(Rows from a dataset of charts and code)
|---|
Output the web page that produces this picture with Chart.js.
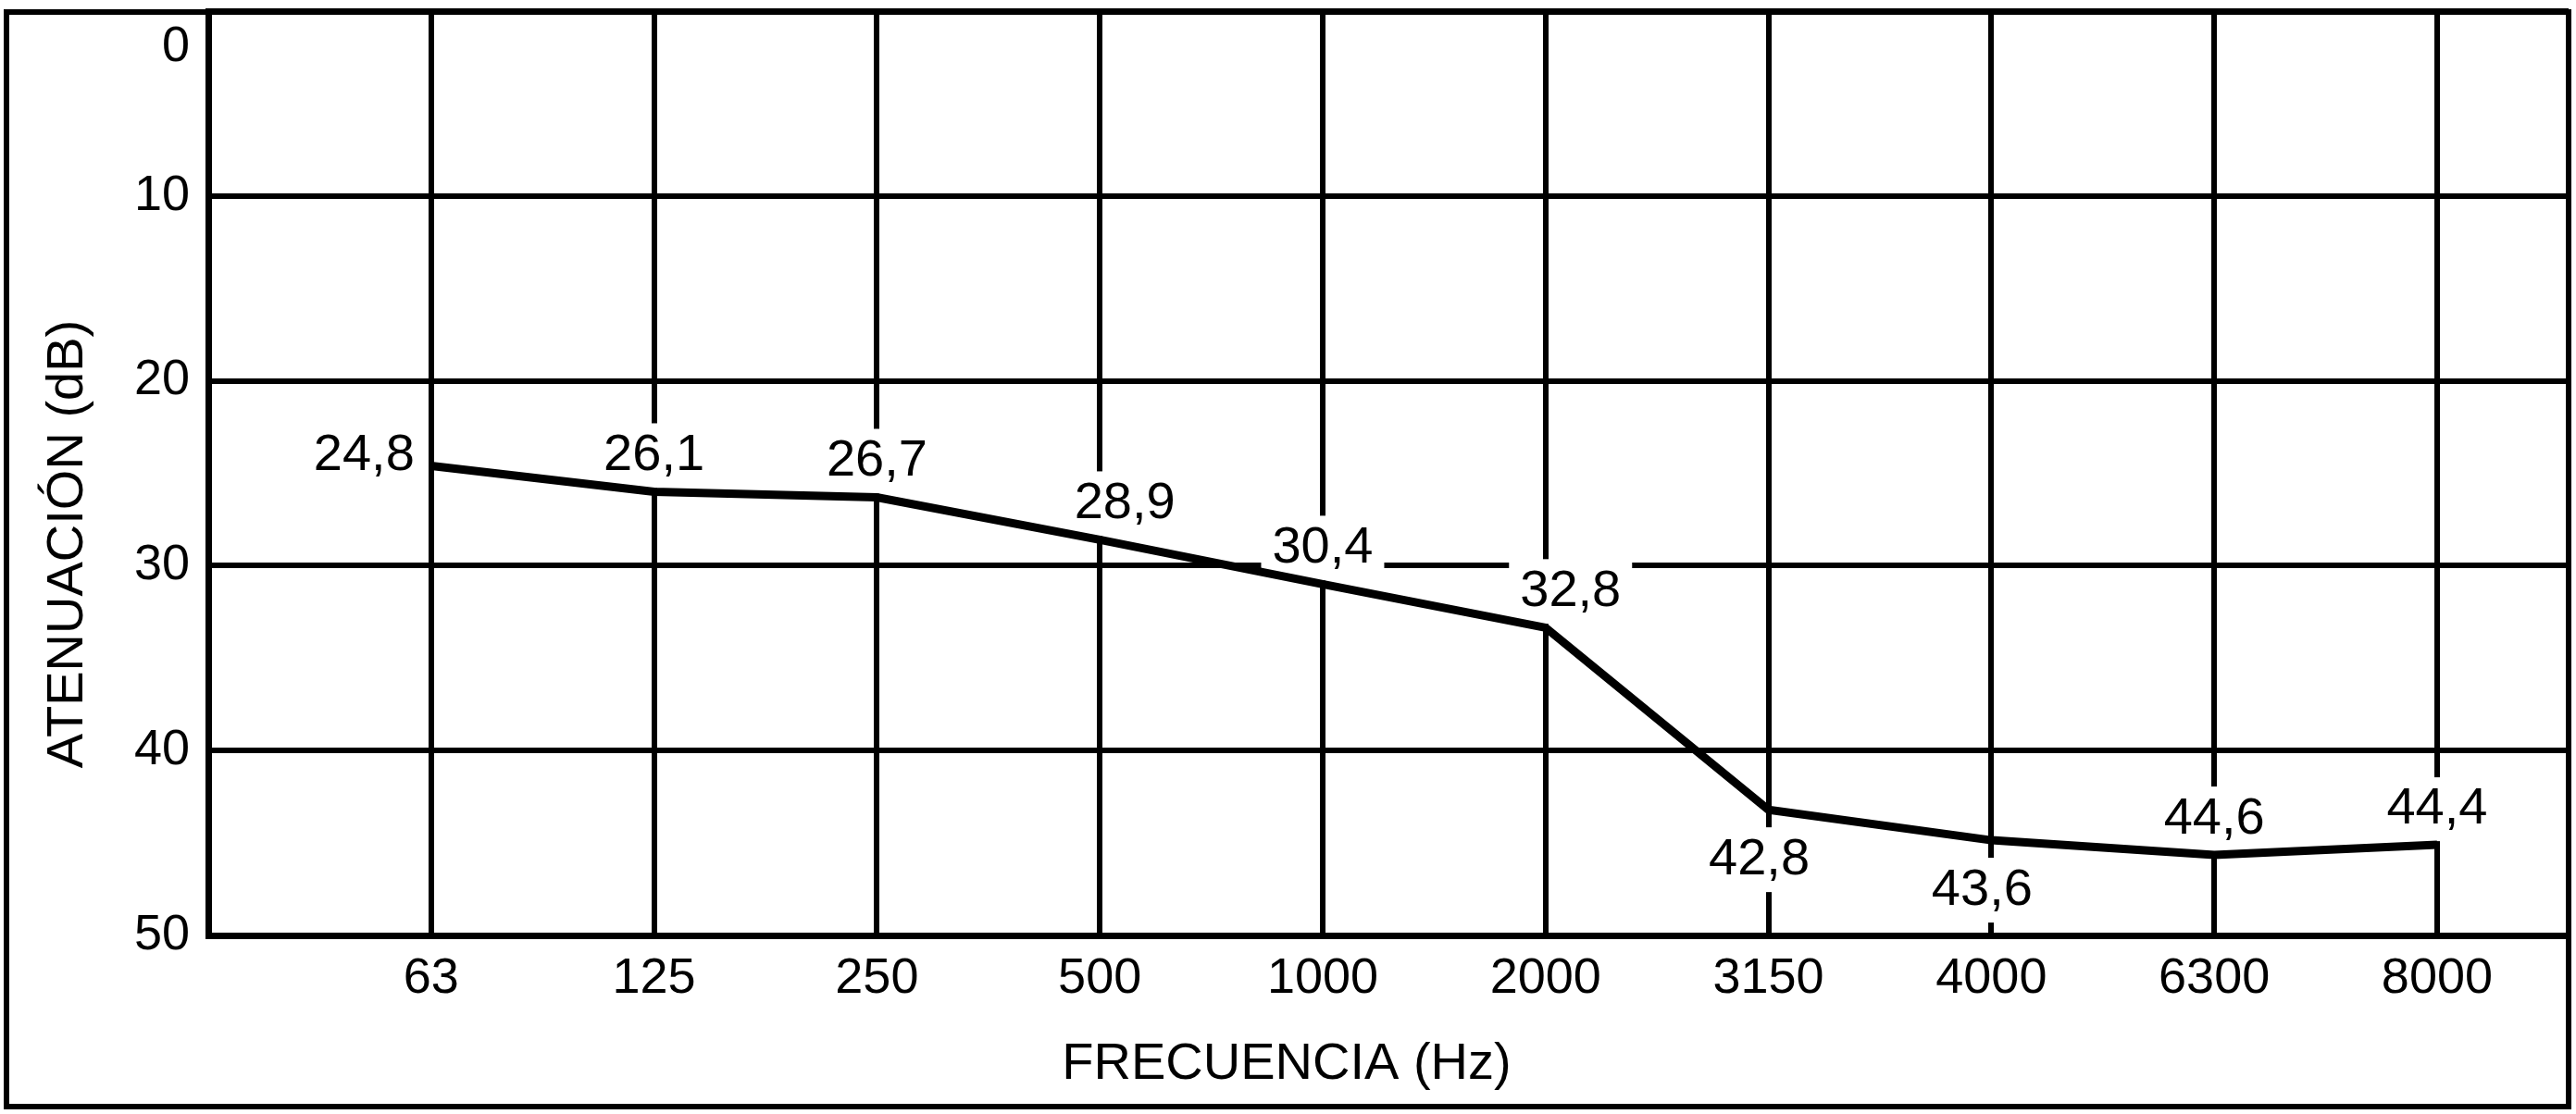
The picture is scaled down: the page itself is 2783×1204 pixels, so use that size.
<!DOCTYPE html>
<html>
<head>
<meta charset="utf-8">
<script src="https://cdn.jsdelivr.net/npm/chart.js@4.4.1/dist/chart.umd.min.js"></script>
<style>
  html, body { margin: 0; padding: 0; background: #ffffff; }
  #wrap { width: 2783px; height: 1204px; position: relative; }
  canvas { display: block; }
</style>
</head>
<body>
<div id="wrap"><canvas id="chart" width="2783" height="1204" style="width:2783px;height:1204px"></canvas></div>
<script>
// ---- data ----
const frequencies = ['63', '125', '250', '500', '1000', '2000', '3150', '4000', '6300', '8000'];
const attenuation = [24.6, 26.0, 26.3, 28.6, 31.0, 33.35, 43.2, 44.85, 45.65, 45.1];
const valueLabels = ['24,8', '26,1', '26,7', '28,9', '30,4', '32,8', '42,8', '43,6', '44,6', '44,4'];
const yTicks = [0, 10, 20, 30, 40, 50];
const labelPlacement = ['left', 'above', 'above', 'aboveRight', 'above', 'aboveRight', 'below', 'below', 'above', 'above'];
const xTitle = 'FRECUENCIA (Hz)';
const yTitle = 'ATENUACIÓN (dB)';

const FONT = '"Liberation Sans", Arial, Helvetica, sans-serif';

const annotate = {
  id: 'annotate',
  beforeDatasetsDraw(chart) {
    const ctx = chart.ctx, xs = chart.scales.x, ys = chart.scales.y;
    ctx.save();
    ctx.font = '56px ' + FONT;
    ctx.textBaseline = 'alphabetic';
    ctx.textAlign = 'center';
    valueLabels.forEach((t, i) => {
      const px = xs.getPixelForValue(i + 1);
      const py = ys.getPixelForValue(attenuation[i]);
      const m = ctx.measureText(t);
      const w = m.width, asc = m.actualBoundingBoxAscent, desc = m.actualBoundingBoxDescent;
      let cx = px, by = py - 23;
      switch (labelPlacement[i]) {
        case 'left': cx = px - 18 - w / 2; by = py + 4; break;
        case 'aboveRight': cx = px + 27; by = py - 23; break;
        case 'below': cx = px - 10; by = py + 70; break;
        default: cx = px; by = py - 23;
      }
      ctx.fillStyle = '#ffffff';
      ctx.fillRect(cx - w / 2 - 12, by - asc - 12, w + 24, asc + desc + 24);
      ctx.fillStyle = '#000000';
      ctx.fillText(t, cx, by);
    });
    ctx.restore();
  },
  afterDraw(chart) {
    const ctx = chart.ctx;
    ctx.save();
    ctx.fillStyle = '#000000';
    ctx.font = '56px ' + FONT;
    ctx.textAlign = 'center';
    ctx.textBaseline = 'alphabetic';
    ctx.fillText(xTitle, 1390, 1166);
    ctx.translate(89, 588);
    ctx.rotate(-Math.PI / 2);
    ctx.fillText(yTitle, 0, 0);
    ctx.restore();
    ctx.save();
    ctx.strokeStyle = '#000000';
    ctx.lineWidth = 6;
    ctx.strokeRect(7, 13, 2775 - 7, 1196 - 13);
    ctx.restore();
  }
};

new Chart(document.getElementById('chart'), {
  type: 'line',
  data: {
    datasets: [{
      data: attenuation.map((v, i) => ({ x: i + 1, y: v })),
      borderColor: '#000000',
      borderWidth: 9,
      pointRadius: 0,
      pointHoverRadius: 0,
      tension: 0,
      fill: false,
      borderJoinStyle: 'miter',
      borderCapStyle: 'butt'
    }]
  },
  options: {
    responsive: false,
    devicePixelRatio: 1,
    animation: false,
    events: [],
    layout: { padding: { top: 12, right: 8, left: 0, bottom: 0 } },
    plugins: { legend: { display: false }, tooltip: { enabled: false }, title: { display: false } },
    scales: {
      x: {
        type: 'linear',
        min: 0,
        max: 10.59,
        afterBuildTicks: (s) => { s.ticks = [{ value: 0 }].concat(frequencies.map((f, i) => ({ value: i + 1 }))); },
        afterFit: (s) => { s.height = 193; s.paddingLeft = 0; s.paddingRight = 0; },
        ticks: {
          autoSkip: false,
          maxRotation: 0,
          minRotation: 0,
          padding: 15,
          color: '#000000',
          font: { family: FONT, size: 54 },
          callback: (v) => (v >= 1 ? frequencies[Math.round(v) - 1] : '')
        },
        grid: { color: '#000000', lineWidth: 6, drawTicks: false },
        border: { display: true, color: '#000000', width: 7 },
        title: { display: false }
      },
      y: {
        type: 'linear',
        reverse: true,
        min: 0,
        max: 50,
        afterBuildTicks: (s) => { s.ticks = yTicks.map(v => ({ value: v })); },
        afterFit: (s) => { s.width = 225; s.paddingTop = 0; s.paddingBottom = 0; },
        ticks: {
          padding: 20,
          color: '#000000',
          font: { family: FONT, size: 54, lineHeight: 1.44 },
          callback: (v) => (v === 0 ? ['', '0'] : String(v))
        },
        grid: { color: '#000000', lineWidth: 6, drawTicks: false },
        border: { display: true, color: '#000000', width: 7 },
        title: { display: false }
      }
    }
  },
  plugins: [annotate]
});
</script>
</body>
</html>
|---|
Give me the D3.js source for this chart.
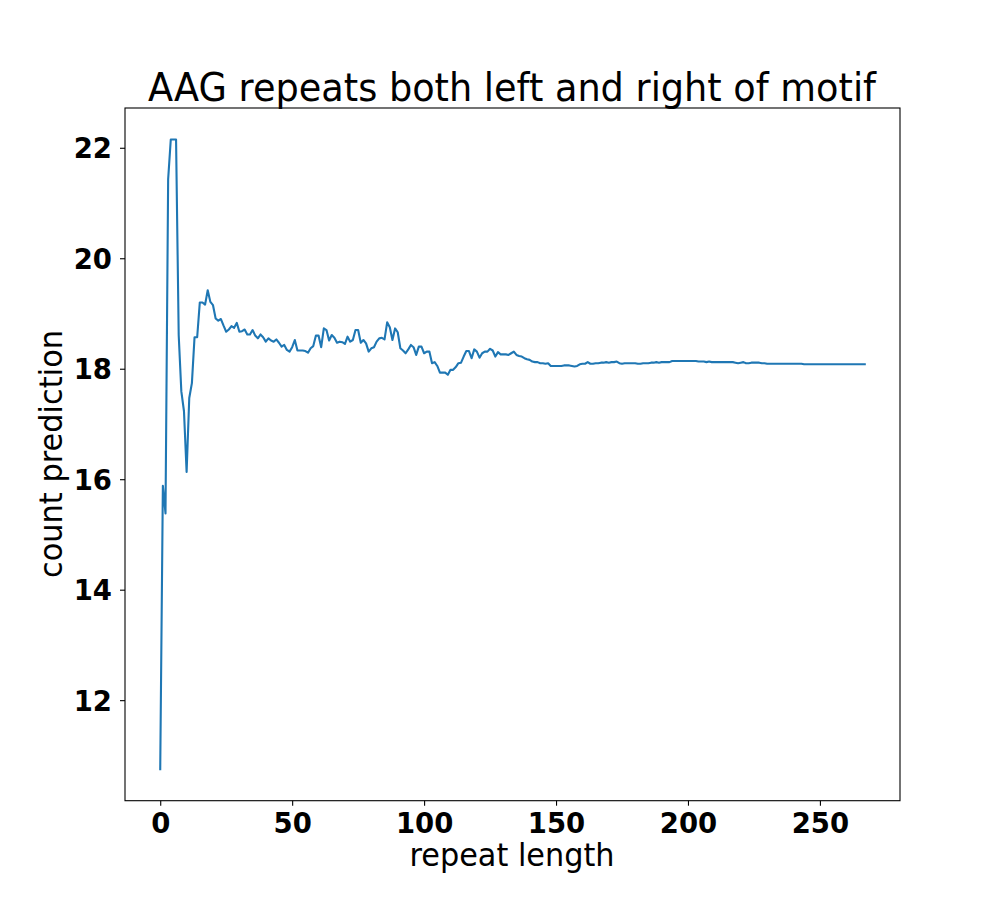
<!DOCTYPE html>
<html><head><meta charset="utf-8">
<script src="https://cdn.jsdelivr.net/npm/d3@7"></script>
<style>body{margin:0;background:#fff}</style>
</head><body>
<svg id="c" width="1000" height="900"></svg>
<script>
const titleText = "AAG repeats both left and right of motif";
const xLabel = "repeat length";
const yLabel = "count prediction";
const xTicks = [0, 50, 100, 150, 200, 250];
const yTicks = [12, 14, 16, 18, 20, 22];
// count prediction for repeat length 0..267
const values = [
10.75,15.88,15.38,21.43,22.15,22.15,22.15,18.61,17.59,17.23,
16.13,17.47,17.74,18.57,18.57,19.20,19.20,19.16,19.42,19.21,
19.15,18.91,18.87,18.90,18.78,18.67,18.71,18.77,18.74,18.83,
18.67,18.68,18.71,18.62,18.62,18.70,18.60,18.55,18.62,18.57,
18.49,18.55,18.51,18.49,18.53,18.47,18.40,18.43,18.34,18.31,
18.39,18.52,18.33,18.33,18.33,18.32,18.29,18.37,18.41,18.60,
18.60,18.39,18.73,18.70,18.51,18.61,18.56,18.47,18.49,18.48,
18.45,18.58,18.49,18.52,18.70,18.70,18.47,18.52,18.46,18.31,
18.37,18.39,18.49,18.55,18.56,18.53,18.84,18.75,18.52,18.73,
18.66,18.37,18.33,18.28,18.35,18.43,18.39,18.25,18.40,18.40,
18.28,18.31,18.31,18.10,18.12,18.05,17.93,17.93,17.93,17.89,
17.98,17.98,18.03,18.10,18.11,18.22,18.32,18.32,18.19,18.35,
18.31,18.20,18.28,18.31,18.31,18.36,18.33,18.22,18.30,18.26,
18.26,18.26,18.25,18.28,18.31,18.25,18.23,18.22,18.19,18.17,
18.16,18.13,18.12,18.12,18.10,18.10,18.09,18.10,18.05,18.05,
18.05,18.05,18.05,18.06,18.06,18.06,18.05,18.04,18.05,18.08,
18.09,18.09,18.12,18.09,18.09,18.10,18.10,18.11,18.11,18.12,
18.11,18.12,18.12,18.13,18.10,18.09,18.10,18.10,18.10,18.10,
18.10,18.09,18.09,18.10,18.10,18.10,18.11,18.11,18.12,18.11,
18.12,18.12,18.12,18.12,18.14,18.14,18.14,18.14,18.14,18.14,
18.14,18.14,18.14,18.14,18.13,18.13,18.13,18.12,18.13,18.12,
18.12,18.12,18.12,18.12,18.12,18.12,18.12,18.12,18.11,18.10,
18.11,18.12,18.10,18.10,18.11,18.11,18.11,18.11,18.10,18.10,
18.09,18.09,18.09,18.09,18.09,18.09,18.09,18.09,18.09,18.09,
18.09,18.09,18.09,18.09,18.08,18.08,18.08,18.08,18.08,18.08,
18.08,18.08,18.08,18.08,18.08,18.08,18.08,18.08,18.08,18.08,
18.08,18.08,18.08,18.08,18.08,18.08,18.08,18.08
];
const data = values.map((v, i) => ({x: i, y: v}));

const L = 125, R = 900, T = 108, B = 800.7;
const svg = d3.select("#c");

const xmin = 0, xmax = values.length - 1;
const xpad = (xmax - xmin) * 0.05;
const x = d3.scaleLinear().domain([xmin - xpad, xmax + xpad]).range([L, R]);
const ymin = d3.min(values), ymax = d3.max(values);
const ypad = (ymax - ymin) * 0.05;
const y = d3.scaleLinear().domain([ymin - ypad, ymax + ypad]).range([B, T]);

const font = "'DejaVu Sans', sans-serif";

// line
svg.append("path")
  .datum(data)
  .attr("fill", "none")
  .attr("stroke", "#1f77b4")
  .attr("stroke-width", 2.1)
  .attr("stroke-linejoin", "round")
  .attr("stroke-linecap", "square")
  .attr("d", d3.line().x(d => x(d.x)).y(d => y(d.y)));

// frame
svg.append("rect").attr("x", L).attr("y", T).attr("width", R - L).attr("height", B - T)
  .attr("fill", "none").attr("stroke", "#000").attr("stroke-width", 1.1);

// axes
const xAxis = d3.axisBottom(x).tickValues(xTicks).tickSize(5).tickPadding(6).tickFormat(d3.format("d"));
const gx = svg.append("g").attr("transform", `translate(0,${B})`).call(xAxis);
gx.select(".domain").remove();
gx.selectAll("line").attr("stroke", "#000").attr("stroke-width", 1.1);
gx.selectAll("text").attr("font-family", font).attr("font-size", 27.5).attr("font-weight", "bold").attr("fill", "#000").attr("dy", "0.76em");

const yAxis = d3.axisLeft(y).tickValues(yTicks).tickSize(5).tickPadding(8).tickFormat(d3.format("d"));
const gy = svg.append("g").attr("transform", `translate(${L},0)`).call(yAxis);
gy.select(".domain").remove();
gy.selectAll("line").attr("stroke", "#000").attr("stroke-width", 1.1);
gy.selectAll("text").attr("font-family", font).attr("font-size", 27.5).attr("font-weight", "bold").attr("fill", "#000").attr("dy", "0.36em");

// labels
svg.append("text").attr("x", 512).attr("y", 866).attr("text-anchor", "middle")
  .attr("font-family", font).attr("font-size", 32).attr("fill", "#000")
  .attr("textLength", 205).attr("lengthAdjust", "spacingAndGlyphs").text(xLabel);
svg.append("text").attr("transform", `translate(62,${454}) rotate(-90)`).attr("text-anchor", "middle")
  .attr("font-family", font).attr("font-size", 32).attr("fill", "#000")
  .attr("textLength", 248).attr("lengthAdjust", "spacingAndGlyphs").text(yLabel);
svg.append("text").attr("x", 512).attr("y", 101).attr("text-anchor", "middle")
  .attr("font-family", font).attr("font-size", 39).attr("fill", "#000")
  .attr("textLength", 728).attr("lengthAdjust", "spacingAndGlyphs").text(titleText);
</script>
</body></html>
|---|
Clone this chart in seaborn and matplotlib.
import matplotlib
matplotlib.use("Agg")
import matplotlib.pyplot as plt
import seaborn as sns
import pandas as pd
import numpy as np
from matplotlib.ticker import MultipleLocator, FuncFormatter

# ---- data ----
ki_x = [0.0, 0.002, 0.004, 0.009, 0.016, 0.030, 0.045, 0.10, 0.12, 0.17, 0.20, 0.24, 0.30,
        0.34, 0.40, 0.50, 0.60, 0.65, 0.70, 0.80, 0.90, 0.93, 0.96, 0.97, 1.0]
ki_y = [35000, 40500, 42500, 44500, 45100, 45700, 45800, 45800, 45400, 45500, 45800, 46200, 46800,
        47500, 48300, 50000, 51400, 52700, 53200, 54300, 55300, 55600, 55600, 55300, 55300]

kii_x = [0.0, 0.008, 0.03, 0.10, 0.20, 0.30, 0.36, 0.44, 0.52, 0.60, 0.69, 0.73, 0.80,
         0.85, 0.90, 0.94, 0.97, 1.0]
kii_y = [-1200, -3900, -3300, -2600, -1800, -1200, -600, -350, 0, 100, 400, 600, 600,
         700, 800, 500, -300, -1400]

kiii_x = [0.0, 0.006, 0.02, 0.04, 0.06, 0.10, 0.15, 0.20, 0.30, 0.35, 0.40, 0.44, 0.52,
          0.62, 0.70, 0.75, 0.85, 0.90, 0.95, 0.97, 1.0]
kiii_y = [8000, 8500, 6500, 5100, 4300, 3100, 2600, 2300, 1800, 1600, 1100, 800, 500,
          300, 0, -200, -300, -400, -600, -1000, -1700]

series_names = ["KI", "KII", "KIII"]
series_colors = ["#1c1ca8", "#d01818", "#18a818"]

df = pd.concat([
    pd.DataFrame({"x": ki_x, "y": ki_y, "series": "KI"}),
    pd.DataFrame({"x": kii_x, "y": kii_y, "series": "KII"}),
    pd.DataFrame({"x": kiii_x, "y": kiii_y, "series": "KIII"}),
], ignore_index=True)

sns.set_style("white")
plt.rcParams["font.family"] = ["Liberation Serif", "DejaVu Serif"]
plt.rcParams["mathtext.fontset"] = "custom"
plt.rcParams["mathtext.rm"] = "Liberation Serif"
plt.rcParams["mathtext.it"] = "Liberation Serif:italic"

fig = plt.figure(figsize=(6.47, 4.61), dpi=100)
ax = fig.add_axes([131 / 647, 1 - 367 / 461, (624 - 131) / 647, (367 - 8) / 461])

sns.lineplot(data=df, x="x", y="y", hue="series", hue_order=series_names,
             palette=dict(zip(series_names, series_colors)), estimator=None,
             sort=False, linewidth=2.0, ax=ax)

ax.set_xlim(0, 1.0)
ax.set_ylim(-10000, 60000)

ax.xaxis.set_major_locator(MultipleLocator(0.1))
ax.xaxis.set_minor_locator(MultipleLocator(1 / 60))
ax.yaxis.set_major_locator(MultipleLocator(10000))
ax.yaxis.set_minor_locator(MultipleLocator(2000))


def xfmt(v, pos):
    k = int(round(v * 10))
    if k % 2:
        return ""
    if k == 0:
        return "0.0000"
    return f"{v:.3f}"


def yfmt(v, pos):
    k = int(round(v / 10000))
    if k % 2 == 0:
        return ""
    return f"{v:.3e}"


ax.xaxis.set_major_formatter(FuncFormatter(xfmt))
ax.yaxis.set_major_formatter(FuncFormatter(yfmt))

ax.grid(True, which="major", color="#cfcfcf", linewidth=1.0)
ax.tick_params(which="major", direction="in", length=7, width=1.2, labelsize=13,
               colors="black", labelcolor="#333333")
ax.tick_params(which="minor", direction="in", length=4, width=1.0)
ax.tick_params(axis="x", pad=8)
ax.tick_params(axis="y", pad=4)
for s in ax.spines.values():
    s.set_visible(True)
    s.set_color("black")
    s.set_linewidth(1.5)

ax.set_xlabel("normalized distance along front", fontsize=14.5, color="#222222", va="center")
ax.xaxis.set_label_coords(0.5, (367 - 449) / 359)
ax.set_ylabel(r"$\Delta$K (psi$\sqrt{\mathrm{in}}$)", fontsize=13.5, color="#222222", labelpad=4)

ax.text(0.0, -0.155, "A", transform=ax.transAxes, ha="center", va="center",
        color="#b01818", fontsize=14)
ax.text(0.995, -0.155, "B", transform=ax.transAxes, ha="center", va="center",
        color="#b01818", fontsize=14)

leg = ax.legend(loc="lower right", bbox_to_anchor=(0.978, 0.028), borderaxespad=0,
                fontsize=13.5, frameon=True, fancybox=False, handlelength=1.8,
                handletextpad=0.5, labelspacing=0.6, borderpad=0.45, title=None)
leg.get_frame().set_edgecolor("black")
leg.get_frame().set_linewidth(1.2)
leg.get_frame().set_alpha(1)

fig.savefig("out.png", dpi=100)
|---|
### Problem statement
The lines from the one containing "The picture is" to the one containing "Arial, Helvetica, sans-serif';", both included, are to be extracted exactly; give no other line.

### Complete output
The picture is scaled down: the page itself is 2783×1204 pixels, so use that size.
<!DOCTYPE html>
<html>
<head>
<meta charset="utf-8">
<script src="https://cdn.jsdelivr.net/npm/chart.js@4.4.1/dist/chart.umd.min.js"></script>
<style>
  html, body { margin: 0; padding: 0; background: #ffffff; }
  #wrap { width: 2783px; height: 1204px; position: relative; }
  canvas { display: block; }
</style>
</head>
<body>
<div id="wrap"><canvas id="chart" width="2783" height="1204" style="width:2783px;height:1204px"></canvas></div>
<script>
// ---- data ----
const frequencies = ['63', '125', '250', '500', '1000', '2000', '3150', '4000', '6300', '8000'];
const attenuation = [24.6, 26.0, 26.3, 28.6, 31.0, 33.35, 43.2, 44.85, 45.65, 45.1];
const valueLabels = ['24,8', '26,1', '26,7', '28,9', '30,4', '32,8', '42,8', '43,6', '44,6', '44,4'];
const yTicks = [0, 10, 20, 30, 40, 50];
const labelPlacement = ['left', 'above', 'above', 'aboveRight', 'above', 'aboveRight', 'below', 'below', 'above', 'above'];
const xTitle = 'FRECUENCIA (Hz)';
const yTitle = 'ATENUACIÓN (dB)';

const FONT = '"Liberation Sans", Arial, Helvetica, sans-serif';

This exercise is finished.